What About the Losers?

Aside from signaling which production methods are most efficient, profits and losses also systematically shift resources away from losing companies and toward profitable companies. For some, this is one of the downsides of competition. After all, people lose jobs when companies take losses. And how is it fair or helpful when hard-working people lose out to competitors who have an unfair advantage (in size, technology, location etc.)?

This is an understandable view, but it paints a one-sided picture that omits the economic reality. Under free-market conditions (and that’s an important qualifier), the only reason a company takes a loss is because they are not using resources as well as their “winning” competitors. In other words, wealth is being depleted because of the company’s existence. And quite frankly, it’s not fair or helpful to ask consumers to subsidize enterprises that are fundamentally wasteful.

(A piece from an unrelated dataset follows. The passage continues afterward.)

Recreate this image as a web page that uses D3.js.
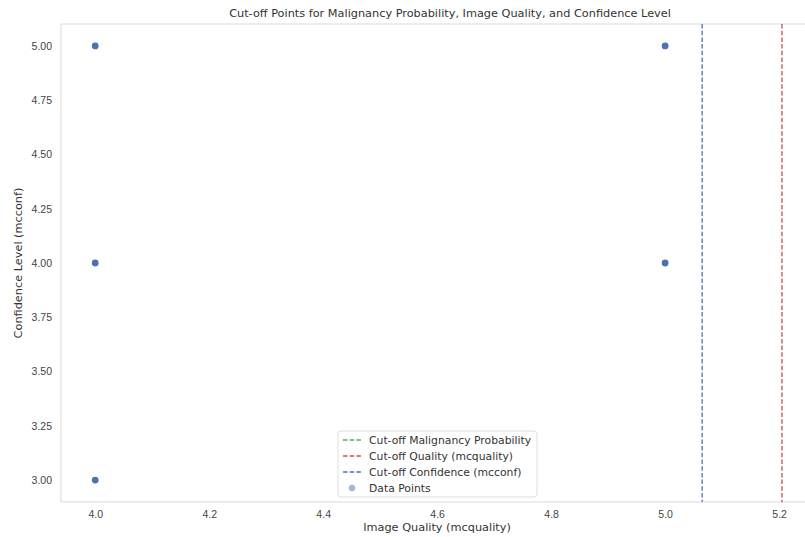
<!DOCTYPE html>
<html>
<head>
<meta charset="utf-8">
<script src="https://cdn.jsdelivr.net/npm/d3@7"></script>
<style>
  body { margin: 0; background: #fff; }
  svg { font-family: "DejaVu Sans", sans-serif; }
</style>
</head>
<body>
<svg id="chart" width="805" height="537"></svg>
<script>
// data points (mcquality, mcconf)
const qualityValues = [4, 4, 4, 5, 5];
const confValues = [5, 4, 3, 5, 4];

// cut-off lines
const cutoffNames = ["Cut-off Malignancy Probability", "Cut-off Quality (mcquality)", "Cut-off Confidence (mcconf)"];
const cutoffValues = [0.5, 5.205, 5.065];
const cutoffOrient = ["h", "v", "v"];
const cutoffColors = ["#55a868", "#c44e52", "#4c72b0"];

const xTicks = [4.0, 4.2, 4.4, 4.6, 4.8, 5.0, 5.2];
const yTicks = [3.0, 3.25, 3.5, 3.75, 4.0, 4.25, 4.5, 4.75, 5.0];

const margin = { top: 24, right: -14, bottom: 35, left: 61 };
const width = 805 - margin.left - margin.right;
const height = 537 - margin.top - margin.bottom;

const svg = d3.select("#chart");

const x = d3.scaleLinear().domain([3.94, 5.27]).range([0, width]);
const y = d3.scaleLinear().domain([2.899, 5.101]).range([height, 0]);

svg.append("defs").append("clipPath").attr("id", "clip")
  .append("rect").attr("width", width).attr("height", height);

const g = svg.append("g").attr("transform", `translate(${margin.left},${margin.top})`);

// frame
g.append("rect")
  .attr("width", width).attr("height", height)
  .attr("fill", "none").attr("stroke", "#d9d9d9").attr("stroke-width", 1);

// axes, no tick marks
const xAxis = g.append("g")
  .attr("transform", `translate(0,${height})`)
  .call(d3.axisBottom(x).tickValues(xTicks).tickFormat(d3.format(".1f")).tickSize(0).tickPadding(9));
const yAxis = g.append("g")
  .call(d3.axisLeft(y).tickValues(yTicks).tickFormat(d3.format(".2f")).tickSize(0).tickPadding(9));
[xAxis, yAxis].forEach(a => {
  a.select(".domain").remove();
  a.selectAll("text").attr("fill", "#444").style("font-size", "10.5px");
});

// cut-off lines
const plot = g.append("g").attr("clip-path", "url(#clip)");
cutoffValues.forEach((v, i) => {
  const l = plot.append("line")
    .attr("stroke", cutoffColors[i])
    .attr("stroke-width", 1.3)
    .attr("stroke-dasharray", "4.5,2.2");
  if (cutoffOrient[i] === "v") {
    l.attr("x1", x(v)).attr("x2", x(v)).attr("y1", 0).attr("y2", height);
  } else {
    l.attr("x1", 0).attr("x2", width).attr("y1", y(v)).attr("y2", y(v));
  }
});

// points
plot.selectAll("circle")
  .data(qualityValues.map((q, i) => ({ q, c: confValues[i] })))
  .enter().append("circle")
  .attr("cx", d => x(d.q))
  .attr("cy", d => y(d.c))
  .attr("r", 3.4)
  .attr("fill", "#4c72b0");

// titles
svg.append("text")
  .attr("x", 450).attr("y", 17)
  .attr("text-anchor", "middle")
  .attr("fill", "#333").style("font-size", "11.3px")
  .text("Cut-off Points for Malignancy Probability, Image Quality, and Confidence Level");

svg.append("text")
  .attr("x", 437).attr("y", 531)
  .attr("text-anchor", "middle")
  .attr("fill", "#333").style("font-size", "11.3px")
  .text("Image Quality (mcquality)");

svg.append("text")
  .attr("transform", "translate(22,263) rotate(-90)")
  .attr("text-anchor", "middle")
  .attr("fill", "#333").style("font-size", "11.3px")
  .text("Confidence Level (mcconf)");

// legend
const legend = svg.append("g").attr("transform", "translate(338,431)");
legend.append("rect")
  .attr("width", 199).attr("height", 66).attr("rx", 3)
  .attr("fill", "#fff").attr("fill-opacity", 0.8)
  .attr("stroke", "#dedede");
cutoffNames.forEach((name, i) => {
  const row = legend.append("g").attr("transform", `translate(0,${9 + i * 16})`);
  row.append("line")
    .attr("x1", 5).attr("x2", 24).attr("y1", 0).attr("y2", 0)
    .attr("stroke", cutoffColors[i]).attr("stroke-width", 1.3)
    .attr("stroke-dasharray", "4.5,2.2");
  row.append("text")
    .attr("x", 31).attr("y", 3.8)
    .attr("fill", "#333").style("font-size", "10.8px")
    .text(name);
});
const pRow = legend.append("g").attr("transform", `translate(0,${9 + 3 * 16})`);
pRow.append("circle").attr("cx", 14).attr("cy", 0).attr("r", 3.2)
  .attr("fill", "#4c72b0").attr("fill-opacity", 0.5);
pRow.append("text").attr("x", 31).attr("y", 3.8)
  .attr("fill", "#333").style("font-size", "10.8px")
  .text("Data Points");
</script>
</body>
</html>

We want people to have jobs, of course, but those jobs need to be productive. So rather than perpetuating wasteful practices by propping up losing businesses, it would be far better for the resources of those companies to be repurposed for more profitable (i.e. efficient) uses. This is effectively what competition facilitates. The “losers” are not annihilated or reduced to destitution. Rather, they are simply prompted to rededicate their land, labor, and capital toward processes that are more suitable for advancing consumer well-being. Losses do not indicate defeat. They merely indicate that a change, of course, is in order.

Joseph Schumpeter called this change of course “creative destruction,” and it is a crucial part of economic progress. Henry Hazlitt explains it well in Economics in One Lesson.

“It is just as necessary to the health of a dynamic economy that dying industries be allowed to die as that growing industries be allowed to grow. The first process is essential to the second. It is as foolish to try to preserve obsolescent industries as to try to preserve obsolescent methods of production: this is often, in fact, merely two ways of describing the same thing. Improved methods of production must constantly supplant obsolete methods, if both old needs and new wants are to be filled by better commodities and better means.”

Governments Are Inherently Anti-Collaborative

In response to her call for a “fundamental disruption” of the economic status quo, Williamson was asked to elaborate on what she meant by that. Her reply is very telling.

Ironically, the policies she advocates are very anti-collaborative. For example, “regulate industry and financial institutions” presumably means she wants to interfere with people trying to collaborate on industrial or financial matters. “Anti-trust” presumably means she wants to stop big companies from collaborating with smaller companies by acquiring them. (And besides, isn’t the whole point of anti-trust policy to foster more competition?)

“Higher minimum wage” presumably means she would outlaw mutually beneficial, collaborative arrangements between workers and employers. And then there’s a litany of other proposals which all come down to forced participation in a one-size-fits-all system.

In fact, force is really the common denominator of all her anti-collaborative policy positions. But far from being a coincidence, that’s actually the whole point. To put it simply, the opposite of collaboration isn’t social competition. It’s coercion.

When governments forcibly interfere with economic activity, they inevitably disrupt the collaborative efforts that emerge spontaneously in the market. People are eager to work together through all kinds of trade, but they can only do so to the extent that they are free from restrictions and mandates.

Government initiatives are not “what we do together.” They are the things that are forced on us by those who would substitute coercion for cooperation.

But free markets are the epitome of that genuine cooperation that Williamson claims to espouse. Far from hurting us, free-market competition has been the single biggest driver of innovation and prosperity the world has ever known. And it has fostered more collaboration and harmony among humans than anything else in history.